Kesinlikle PKK’yı intikamında kullanır. Tüm intikamını PKK üzerinden almaz. Değişik şekillerde de intikamını alabilir. Bizde düşünüyoruz ki Türkiye’nin şu anda doğru giden politikasından dolayı Allah’ın izniyle Rusya’nın yapacağı hamlelere karşı bir hamlesi bulunmaktadır. Rusya sonunda Afganistan’dan nasıl yenilerek ve dağılarak çıktıysa Suriye’den de aynı akıbeti yaşayacaktır.
Suriye’deki abluka altındaki bölgelerin ve halkın durumu nedir?
Ablukalar Tüm Suriye’ye yayılmış durumda. O abluka altındaki bölgelerdeki halk sadece ablukanın açtığı sıkıntılı durumlardan etkilendiği gibi ayrıca Rusya’nın hava bombardımanları da halka karşı uygulanan zalimce uygulamalardandır. Suriye muhalifleri Cenevre 3’teki çizilen planları kabul etmek amacıyla Amerika, Rusya ve İran’ın halka karşı uyguladığı zalim politikalardır.
Hocama özel bir soru sorayım; Hocam Suriyeli muhaliflerle bir bağlantınız var mı? Yada muhaliflerin önde gelen isimleriyle bir tanışıklığınız var mı?
Bir insan hangi ülkeye aitse illaki arkadaşları, dostları olur. Bir insanın böyle arkadaşları, dostları olması kimseden gizli değildir. Mesela dün bir muhalif grubun lideriyle telefon görüşmesi yaptım. Suriye’nin iç durumunu sordum. Şu anda Rusya’nın zulmü çok şiddetli bir şekilde devam ediyor dedi. Son beş yılda böyle bir katliamın görülmediğini söyledi. Şu an Rusya ölüm makinesi gibi çalışıyor dedi. Bana dedi ki Rusya ve İran’ın bu vahşi katliamlarının sebebi muhaliflerin silahı bırakıp Cenevre 3’teki kendilerine dayatılan planları imzalamasından dolayı bu zulmü gerçekleştiriyorlar dedi. Dedi ki siz ne yapıyorsunuz? Orada büyük katliamlar oluyor. İnsanlar açlıktan ölüyor. Dedi ki öteki grupların liderleriyle görüşmeler yapıyoruz. İletişim kuruyoruz. Biz bu devrimi başlatıp da devrimi yarıda bırakılmasını istemiyoruz. Devrimin satılmasına, bitirilmesine izin vermeyeceğiz dedi. Rusya ve İran’ın şartların kabul edersek bu devrimin bitirilmesi anlamına gelir dedi. Onun için tüm dünyadan destekler yardımlar kesilse bile devrimi tamamlamaya devam edeceğiz. Yüz yılda sürse biz bu yolda devam edeceğiz. YA ŞEHADET YA ZAFER.

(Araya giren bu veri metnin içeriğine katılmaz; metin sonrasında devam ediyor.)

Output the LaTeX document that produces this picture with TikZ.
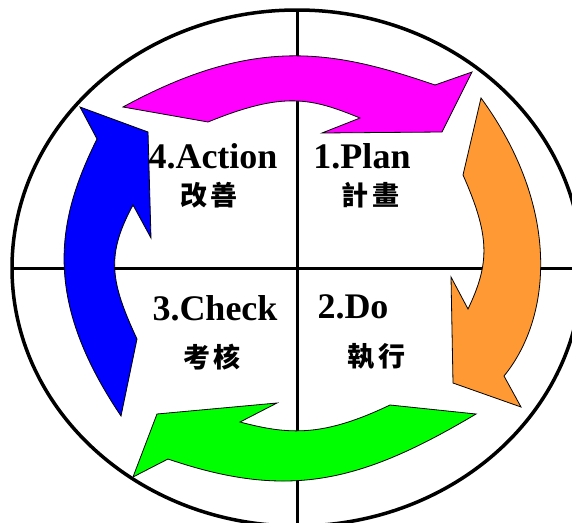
\documentclass[tikz,border=0pt]{standalone}
\usepackage{fontspec}
\setmainfont{Liberation Serif}
\newfontfamily\cjkfont{Noto Sans CJK TC}
\usepackage{tikz}

\definecolor{plancolor}{RGB}{255,0,255}
\definecolor{docolor}{RGB}{255,153,51}
\definecolor{checkcolor}{RGB}{0,255,0}
\definecolor{actcolor}{RGB}{0,0,255}

\begin{document}
\begin{tikzpicture}[
    x=1pt, y=-1pt,
    stage/.style={font=\fontsize{36}{40}\selectfont\bfseries, inner sep=0pt, anchor=base},
    cjktext/.style={font=\fontsize{27}{30}\selectfont\cjkfont\bfseries, inner sep=0pt},
    cyclearrow/.style={draw=black, line width=0.8pt, line join=miter},
    rim/.style={line width=3.5pt},
    cross/.style={line width=3pt}
  ]
  \useasboundingbox (0,0) rectangle (572,522);
  \clip (0,0) rectangle (572,522);

  % outer ring and quadrants
  \draw[rim] (297,268) ellipse [x radius=285pt, y radius=258pt];
  \draw[cross] (297,10) -- (297,526);
  \draw[cross] (12,268) -- (582,268);

  % cycle arrows
  \draw[cyclearrow, fill=plancolor] (123,107) .. controls (255,35) and (333,50) .. (435,85)
    -- (472,72) -- (442,132) -- (322,133) -- (360,118)
    .. controls (311,98) and (284,91) .. (208,122) -- cycle;
  \draw[cyclearrow, fill=docolor] (481,98) .. controls (560,206) and (553,316) .. (504,376)
    -- (521,407) -- (453,383) -- (451,277) -- (468,309)
    .. controls (490,263) and (490,236) .. (463,175) -- cycle;
  \draw[cyclearrow, fill=checkcolor] (476,414) .. controls (360,483) and (288,500) .. (168,459)
    -- (133,477) -- (157,414) -- (277,403) -- (240,422)
    .. controls (289,435) and (323,437) .. (390,405) -- cycle;
  \draw[cyclearrow, fill=actcolor] (80,107) -- (148,132) -- (151,238) -- (133,205)
    .. controls (106,255) and (110,281) .. (137,339) -- (121,416)
    .. controls (43.5,301) and (55,223) .. (97,139) -- cycle;

  % stage labels
  \node[stage] (action) at (213,168) {4.Action};
  \node[stage] (plan) at (362,168) {1.Plan};
  \node[stage] (check) at (215,320) {3.Check};
  \node[stage] (do) at (353,318) {2.Do};

  \node[cjktext] (actioncjk) at (209,195) {改\kern4pt 善};
  \node[cjktext] (plancjk) at (370,195) {計\kern4pt 畫};
  \node[cjktext] (checkcjk) at (212,357) {考\kern4pt 核};
  \node[cjktext] (docjk) at (376,357) {執\kern4pt 行};
\end{tikzpicture}
\end{document}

Hocam bana zaman ayırdığınız için çok çok teşekkür ederim.
Ben sizi de, Türkiye’yi de, Suriye halkı olarak teşekkürlerimi sunarım. Suriye halkına karşı gösterdiğiniz misafirperver, cömert ve tüm yaptığınız iyiliklerden dolayı teşekkür ederim. İslam dünyasına karşı pozitif duruşlarından dolayı Türkiye Cumhuriyeti hükümetine ve cumhurbaşkanına teşekkür ederim. Umut ederim ki Türkiye’nin İslam Alemine liderlik yapacağı günler gelir.